(To be done): Beginning with the first line, set down every line through the one containing "GREEN = '#22ee22'", exactly as it appears, but not the pictures.

(Available data):

____

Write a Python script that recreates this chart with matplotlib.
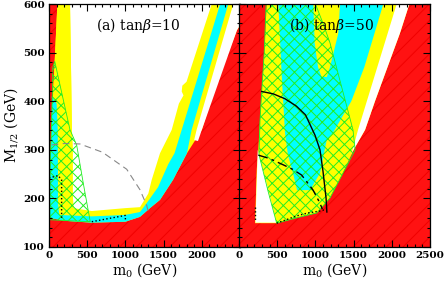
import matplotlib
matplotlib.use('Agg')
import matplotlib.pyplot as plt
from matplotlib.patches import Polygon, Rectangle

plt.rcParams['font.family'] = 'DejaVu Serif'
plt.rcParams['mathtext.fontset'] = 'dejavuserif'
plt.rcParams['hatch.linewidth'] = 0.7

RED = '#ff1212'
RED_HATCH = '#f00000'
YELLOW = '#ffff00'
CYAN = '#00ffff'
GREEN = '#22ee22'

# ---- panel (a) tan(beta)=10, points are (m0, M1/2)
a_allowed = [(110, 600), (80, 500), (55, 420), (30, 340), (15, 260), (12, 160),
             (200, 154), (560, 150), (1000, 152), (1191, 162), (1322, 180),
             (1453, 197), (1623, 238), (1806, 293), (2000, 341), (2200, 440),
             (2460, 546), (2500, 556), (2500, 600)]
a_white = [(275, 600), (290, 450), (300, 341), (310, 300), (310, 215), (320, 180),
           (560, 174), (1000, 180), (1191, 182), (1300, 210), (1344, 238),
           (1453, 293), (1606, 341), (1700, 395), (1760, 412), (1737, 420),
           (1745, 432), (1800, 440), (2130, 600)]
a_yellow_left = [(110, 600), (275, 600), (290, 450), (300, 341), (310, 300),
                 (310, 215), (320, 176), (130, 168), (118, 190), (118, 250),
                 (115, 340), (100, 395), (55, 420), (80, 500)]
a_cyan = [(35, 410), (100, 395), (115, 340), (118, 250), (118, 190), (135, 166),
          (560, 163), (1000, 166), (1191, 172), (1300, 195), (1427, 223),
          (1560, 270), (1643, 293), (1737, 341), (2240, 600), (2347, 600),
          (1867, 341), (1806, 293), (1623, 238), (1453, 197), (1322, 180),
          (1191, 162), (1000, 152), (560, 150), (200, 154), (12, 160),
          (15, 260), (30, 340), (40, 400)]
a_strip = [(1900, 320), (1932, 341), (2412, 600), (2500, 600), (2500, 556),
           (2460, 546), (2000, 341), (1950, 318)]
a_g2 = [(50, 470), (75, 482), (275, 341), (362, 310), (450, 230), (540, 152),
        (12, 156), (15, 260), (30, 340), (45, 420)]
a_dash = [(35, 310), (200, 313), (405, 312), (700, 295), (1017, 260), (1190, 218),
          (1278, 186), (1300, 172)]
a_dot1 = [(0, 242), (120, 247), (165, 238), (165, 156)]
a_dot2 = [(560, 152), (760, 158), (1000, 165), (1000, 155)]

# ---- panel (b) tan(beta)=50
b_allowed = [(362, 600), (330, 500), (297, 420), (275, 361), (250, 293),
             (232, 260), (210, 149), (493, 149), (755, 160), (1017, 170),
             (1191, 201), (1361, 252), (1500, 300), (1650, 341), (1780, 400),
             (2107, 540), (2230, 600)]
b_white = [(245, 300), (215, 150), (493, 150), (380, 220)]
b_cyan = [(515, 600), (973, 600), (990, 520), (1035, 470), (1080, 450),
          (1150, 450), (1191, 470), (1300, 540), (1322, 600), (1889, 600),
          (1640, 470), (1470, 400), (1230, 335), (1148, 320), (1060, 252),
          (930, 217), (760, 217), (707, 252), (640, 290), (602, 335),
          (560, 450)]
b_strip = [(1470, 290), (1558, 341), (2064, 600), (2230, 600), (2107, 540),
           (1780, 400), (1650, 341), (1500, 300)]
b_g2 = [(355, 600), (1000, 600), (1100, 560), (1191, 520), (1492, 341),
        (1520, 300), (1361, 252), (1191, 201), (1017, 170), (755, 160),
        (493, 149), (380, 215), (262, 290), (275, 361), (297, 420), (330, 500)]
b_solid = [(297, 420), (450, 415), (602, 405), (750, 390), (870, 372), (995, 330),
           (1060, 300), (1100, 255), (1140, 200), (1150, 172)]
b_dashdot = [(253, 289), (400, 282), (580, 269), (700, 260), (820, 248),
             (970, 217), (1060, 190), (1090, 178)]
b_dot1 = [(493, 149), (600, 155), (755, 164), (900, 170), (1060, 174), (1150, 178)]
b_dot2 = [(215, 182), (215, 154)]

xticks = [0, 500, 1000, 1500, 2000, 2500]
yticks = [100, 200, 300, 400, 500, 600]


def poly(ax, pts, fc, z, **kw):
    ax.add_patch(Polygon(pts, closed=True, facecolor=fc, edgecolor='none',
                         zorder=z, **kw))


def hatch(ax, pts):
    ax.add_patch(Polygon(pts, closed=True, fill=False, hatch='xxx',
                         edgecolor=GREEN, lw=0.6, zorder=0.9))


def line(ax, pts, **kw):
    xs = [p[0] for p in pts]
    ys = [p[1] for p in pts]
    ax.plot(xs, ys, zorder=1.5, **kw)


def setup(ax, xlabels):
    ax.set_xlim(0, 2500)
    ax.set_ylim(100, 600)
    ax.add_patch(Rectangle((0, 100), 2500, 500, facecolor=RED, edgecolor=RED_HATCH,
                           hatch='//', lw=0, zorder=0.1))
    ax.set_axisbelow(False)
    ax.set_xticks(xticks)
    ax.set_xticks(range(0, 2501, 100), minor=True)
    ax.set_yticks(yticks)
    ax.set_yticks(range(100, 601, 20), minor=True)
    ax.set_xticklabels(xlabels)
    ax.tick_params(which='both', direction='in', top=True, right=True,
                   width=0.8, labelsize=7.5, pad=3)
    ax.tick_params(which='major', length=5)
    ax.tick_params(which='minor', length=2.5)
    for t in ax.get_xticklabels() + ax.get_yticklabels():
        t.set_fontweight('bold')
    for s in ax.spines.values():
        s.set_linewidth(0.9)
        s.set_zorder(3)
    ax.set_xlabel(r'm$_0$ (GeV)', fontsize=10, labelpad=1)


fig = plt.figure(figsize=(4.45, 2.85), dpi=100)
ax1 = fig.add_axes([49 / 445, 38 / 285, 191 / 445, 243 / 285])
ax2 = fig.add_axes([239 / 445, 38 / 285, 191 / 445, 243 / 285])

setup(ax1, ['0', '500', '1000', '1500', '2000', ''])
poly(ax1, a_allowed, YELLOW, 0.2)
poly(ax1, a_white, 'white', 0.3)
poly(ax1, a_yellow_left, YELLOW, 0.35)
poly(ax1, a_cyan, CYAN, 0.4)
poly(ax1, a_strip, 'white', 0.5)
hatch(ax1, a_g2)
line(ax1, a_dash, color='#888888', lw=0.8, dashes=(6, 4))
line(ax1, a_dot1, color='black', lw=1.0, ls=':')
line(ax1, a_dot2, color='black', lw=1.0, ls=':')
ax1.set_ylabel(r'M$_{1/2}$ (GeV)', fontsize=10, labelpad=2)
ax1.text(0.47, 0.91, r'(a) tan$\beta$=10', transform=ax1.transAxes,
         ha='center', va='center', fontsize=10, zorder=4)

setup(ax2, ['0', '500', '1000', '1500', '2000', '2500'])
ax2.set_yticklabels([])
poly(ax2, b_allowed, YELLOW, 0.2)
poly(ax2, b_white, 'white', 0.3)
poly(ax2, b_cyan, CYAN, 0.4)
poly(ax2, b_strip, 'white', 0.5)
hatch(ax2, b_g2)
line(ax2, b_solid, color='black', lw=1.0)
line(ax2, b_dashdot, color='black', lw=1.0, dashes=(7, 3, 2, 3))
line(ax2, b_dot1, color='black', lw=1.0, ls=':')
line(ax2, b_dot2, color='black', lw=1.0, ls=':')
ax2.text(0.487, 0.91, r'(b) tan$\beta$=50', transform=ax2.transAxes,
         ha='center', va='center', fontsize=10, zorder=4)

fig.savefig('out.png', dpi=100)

____

(Full answer):
Write a Python script that recreates this chart with matplotlib.
import matplotlib
matplotlib.use('Agg')
import matplotlib.pyplot as plt
from matplotlib.patches import Polygon, Rectangle

plt.rcParams['font.family'] = 'DejaVu Serif'
plt.rcParams['mathtext.fontset'] = 'dejavuserif'
plt.rcParams['hatch.linewidth'] = 0.7

RED = '#ff1212'
RED_HATCH = '#f00000'
YELLOW = '#ffff00'
CYAN = '#00ffff'
GREEN = '#22ee22'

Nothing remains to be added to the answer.